An Ending. It’ll be a different one tomorrow. Soz.

People probably wanted a start, a middle and an end here. They tend to want that, the people who ask you for things. No one wants your weirdness. No one will be impressed. It’s filler for a website. Well sorry and that but fuck the no one. I still can’t look at 08/09 without it splintering into a billion memories, football and jokes and regrets. I wish I could but I can’t. For a start it hasn’t ended. I wish it would, but it hasn’t. I still feel it. When I let it in, when I let 08/09 in, it overwhelms. I know I’m not alone in this. We can talk about it for hours, my friends, some named in this article, loads who aren’t. We can talk for hours about 08/09. We try not to. But we do.

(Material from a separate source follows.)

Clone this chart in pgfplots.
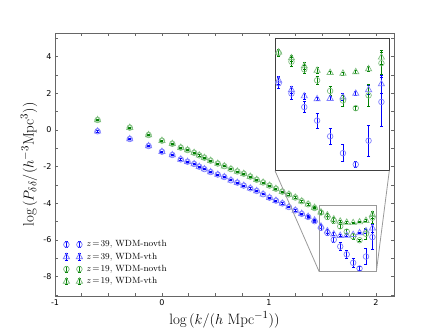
\documentclass[border=0pt]{standalone}
\usepackage{fontspec}
\usepackage{pgfplots}
\pgfplotsset{compat=1.18}
\usepackage{pgfplotstable}
\newfontfamily\tickfont{DejaVu Sans}
\definecolor{mblue}{rgb}{0,0,1}
\definecolor{mgreen}{rgb}{0,0.5,0}

\pgfplotstableread{
x y e
-0.602 -0.07 0.04
-0.301 -0.49 0.04
-0.125 -0.87 0.04
0.000 -1.18 0.04
0.097 -1.36 0.03
0.176 -1.60 0.03
0.239 -1.73 0.03
0.301 -1.85 0.03
0.349 -2.00 0.03
0.397 -2.13 0.03
0.455 -2.29 0.03
0.522 -2.43 0.03
0.583 -2.56 0.03
0.645 -2.74 0.03
0.705 -2.87 0.03
0.765 -3.03 0.03
0.826 -3.18 0.03
0.886 -3.32 0.03
0.946 -3.50 0.03
1.006 -3.69 0.03
1.066 -3.85 0.03
1.126 -4.00 0.04
1.187 -4.20 0.04
1.247 -4.38 0.05
1.307 -4.57 0.05
1.367 -4.74 0.06
1.427 -4.97 0.07
1.487 -5.33 0.15
1.547 -5.61 0.15
1.607 -5.98 0.15
1.667 -6.35 0.20
1.728 -6.78 0.23
1.788 -7.24 0.23
1.848 -7.55 0.09
1.908 -6.90 0.43
1.968 -5.84 0.68
}\bn

\pgfplotstableread{
x y e
-0.602 -0.07 0.04
-0.301 -0.49 0.04
-0.125 -0.87 0.04
0.000 -1.18 0.04
0.097 -1.36 0.03
0.176 -1.60 0.03
0.239 -1.73 0.03
0.301 -1.85 0.03
0.349 -2.00 0.03
0.397 -2.13 0.03
0.455 -2.29 0.03
0.522 -2.43 0.03
0.583 -2.56 0.03
0.645 -2.74 0.03
0.705 -2.87 0.03
0.765 -3.03 0.03
0.826 -3.18 0.03
0.886 -3.32 0.03
0.946 -3.50 0.03
1.006 -3.69 0.03
1.066 -3.85 0.03
1.126 -4.00 0.04
1.187 -4.20 0.04
1.247 -4.38 0.04
1.307 -4.56 0.04
1.367 -4.72 0.05
1.427 -4.92 0.05
1.487 -5.25 0.10
1.547 -5.51 0.10
1.607 -5.68 0.08
1.667 -5.76 0.05
1.728 -5.75 0.05
1.788 -5.71 0.10
1.848 -5.61 0.05
1.908 -5.51 0.12
1.968 -5.35 0.25
}\bv

\pgfplotstableread{
x y e
-0.602 0.55 0.04
-0.301 0.13 0.04
-0.125 -0.27 0.04
0.000 -0.58 0.04
0.097 -0.75 0.03
0.176 -0.96 0.03
0.239 -1.09 0.03
0.301 -1.24 0.03
0.349 -1.38 0.03
0.397 -1.51 0.03
0.455 -1.67 0.03
0.522 -1.83 0.03
0.583 -1.97 0.03
0.645 -2.13 0.03
0.705 -2.26 0.03
0.765 -2.38 0.03
0.826 -2.54 0.03
0.886 -2.71 0.03
0.946 -2.86 0.03
1.006 -3.03 0.03
1.066 -3.20 0.03
1.126 -3.36 0.03
1.187 -3.51 0.04
1.247 -3.68 0.04
1.307 -3.88 0.04
1.367 -4.05 0.05
1.427 -4.25 0.06
1.487 -4.50 0.10
1.547 -4.74 0.12
1.607 -4.95 0.12
1.667 -5.25 0.12
1.728 -5.54 0.12
1.788 -5.80 0.15
1.848 -6.01 0.05
1.908 -5.66 0.30
1.968 -4.78 0.30
}\gn

\pgfplotstableread{
x y e
-0.602 0.55 0.04
-0.301 0.13 0.04
-0.125 -0.27 0.04
0.000 -0.58 0.04
0.097 -0.75 0.03
0.176 -0.96 0.03
0.239 -1.09 0.03
0.301 -1.24 0.03
0.349 -1.38 0.03
0.397 -1.51 0.03
0.455 -1.67 0.03
0.522 -1.83 0.03
0.583 -1.97 0.03
0.645 -2.13 0.03
0.705 -2.26 0.03
0.765 -2.38 0.03
0.826 -2.54 0.03
0.886 -2.71 0.03
0.946 -2.86 0.03
1.006 -3.03 0.03
1.066 -3.20 0.03
1.126 -3.36 0.03
1.187 -3.51 0.04
1.247 -3.68 0.04
1.307 -3.88 0.04
1.367 -4.05 0.04
1.427 -4.23 0.05
1.487 -4.48 0.08
1.547 -4.64 0.08
1.607 -4.86 0.10
1.667 -4.98 0.08
1.728 -5.04 0.04
1.788 -5.06 0.04
1.848 -5.02 0.04
1.908 -4.94 0.06
1.968 -4.62 0.20
}\gv

\pgfplotsset{
  myleg/.style n args={3}{legend image code/.code={%
    \draw[#1, line width=0.7pt] (0pt,-3.2pt)--(0pt,3.2pt) (-1.6pt,-3.2pt)--(1.6pt,-3.2pt) (-1.6pt,3.2pt)--(1.6pt,3.2pt)
      (13pt,-3.2pt)--(13pt,3.2pt) (11.4pt,-3.2pt)--(14.6pt,-3.2pt) (11.4pt,3.2pt)--(14.6pt,3.2pt);
    \draw[#1!55, line width=0.7pt] plot[only marks, mark=#2, mark size=#3, mark options={fill=none, solid}] coordinates {(0pt,0pt) (13pt,0pt)};
    \path (18pt,0pt);
  }},
  estyle/.style={only marks, color=#1,
    mark options={draw=#1!50, fill=none, line width=0.7pt, solid},
    error bars/.cd, y dir=both, y explicit,
    error bar style={line width=0.7pt, color=#1, solid},
    error mark options={rotate=90, mark size=1.5pt, line width=0.7pt, color=#1}},
}

\begin{document}
\begin{tikzpicture}
\useasboundingbox (-55pt,-33pt) rectangle (383pt,296pt);
\begin{axis}[
  scale only axis, width=339pt, height=263pt,
  at={(0pt,0pt)}, anchor=south west,
  xmin=-1, xmax=2.17, ymin=-9.05, ymax=5.29,
  xtick={-1,0,1,2}, xticklabels={-1,0,1,2},
  minor xtick={-0.75,-0.5,-0.25,0.25,0.5,0.75,1.25,1.5,1.75},
  ytick={-8,-6,-4,-2,0,2,4}, yticklabels={-8,-6,-4,-2,0,2,4},
  minor ytick={-9,-7,-5,-3,-1,1,3,5},
  xtick pos=both, ytick pos=both, xticklabel pos=lower, yticklabel pos=left,
  tick align=inside, major tick length=3pt, minor tick length=3pt,
  tick style={color=black!60, line width=0.6pt},
  axis line style={color=black!60, line width=0.8pt},
  ticklabel style={font=\tickfont\fontsize{8}{9}\selectfont},
  xlabel={$\log\big(k/(h\ \mathrm{Mpc}^{-1})\big)$},
  ylabel={$\log\big(P_{\delta\delta}/(h^{-3}\mathrm{Mpc}^3)\big)$},
  label style={font=\fontsize{15}{18}\selectfont},
  xlabel style={at={(axis description cs:0.5,-0.091)}, anchor=center},
  ylabel style={at={(axis description cs:-0.077,0.5)}, anchor=center, rotate=0},
  legend style={draw=none, fill=none, at={(axis description cs:0.015,0.025)}, anchor=south west,
    font=\fontsize{9}{10}\selectfont, row sep=0.5pt},
  legend cell align=left,
]
\addplot[mark=o, mark size=2.8pt, myleg={mblue}{o}{2.8pt}, estyle=mblue] table[x=x,y=y,y error=e] {\bn};
\addlegendentry{$z\!=\!39$, WDM-novth}
\addplot[mark=triangle, mark size=3.6pt, myleg={mblue}{triangle}{3.6pt}, estyle=mblue] table[x=x,y=y,y error=e] {\bv};
\addlegendentry{$z\!=\!39$, WDM-vth}
\addplot[mark=o, mark size=2.8pt, myleg={mgreen}{o}{2.8pt}, estyle=mgreen] table[x=x,y=y,y error=e] {\gn};
\addlegendentry{$z\!=\!19$, WDM-novth}
\addplot[mark=triangle, mark size=3.6pt, myleg={mgreen}{triangle}{3.6pt}, estyle=mgreen] table[x=x,y=y,y error=e] {\gv};
\addlegendentry{$z\!=\!19$, WDM-vth}
\draw[black!40, line width=0.8pt] (axis cs:1.47,-7.72) rectangle (axis cs:2.005,-4.10);
\coordinate (boxbl) at (axis cs:1.47,-7.72);
\coordinate (boxbr) at (axis cs:2.005,-7.72);
\end{axis}
\begin{axis}[
  name=inset,
  scale only axis, width=114.3pt, height=132.4pt,
  at={(220pt,125.3pt)}, anchor=south west,
  xmin=1.47, xmax=2.005, ymin=-7.72, ymax=-4.10,
  xtick=\empty, ytick=\empty,
  axis line style={color=black!75, line width=1pt},
  axis background/.style={fill=white},
]
\addplot[mark=o, mark size=2.8pt, estyle=mblue] table[x=x,y=y,y error=e] {\bn};
\addplot[mark=triangle, mark size=3.6pt, estyle=mblue] table[x=x,y=y,y error=e] {\bv};
\addplot[mark=o, mark size=2.8pt, estyle=mgreen] table[x=x,y=y,y error=e] {\gn};
\addplot[mark=triangle, mark size=3.6pt, estyle=mgreen] table[x=x,y=y,y error=e] {\gv};
\end{axis}
\draw[black!40, line width=0.8pt] (inset.south west) -- (boxbl);
\draw[black!40, line width=0.8pt] (inset.south east) -- (boxbr);
\end{tikzpicture}
\end{document}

I’ll be wrecked for days off the back of this article. Someone, a loved one, will ask me at some point over the next few days, “What are you thinking about?”

“Nothing.” I’m still standing on Walton Breck Road. I’m still laughing. I’m still crying.

“You seem really distracted.”

“It was nothing.” It was everything.

“You seem sad.”

“I’m not, I promise.” It was a joy to be alive that day, my friends. Still crying. Still laughing.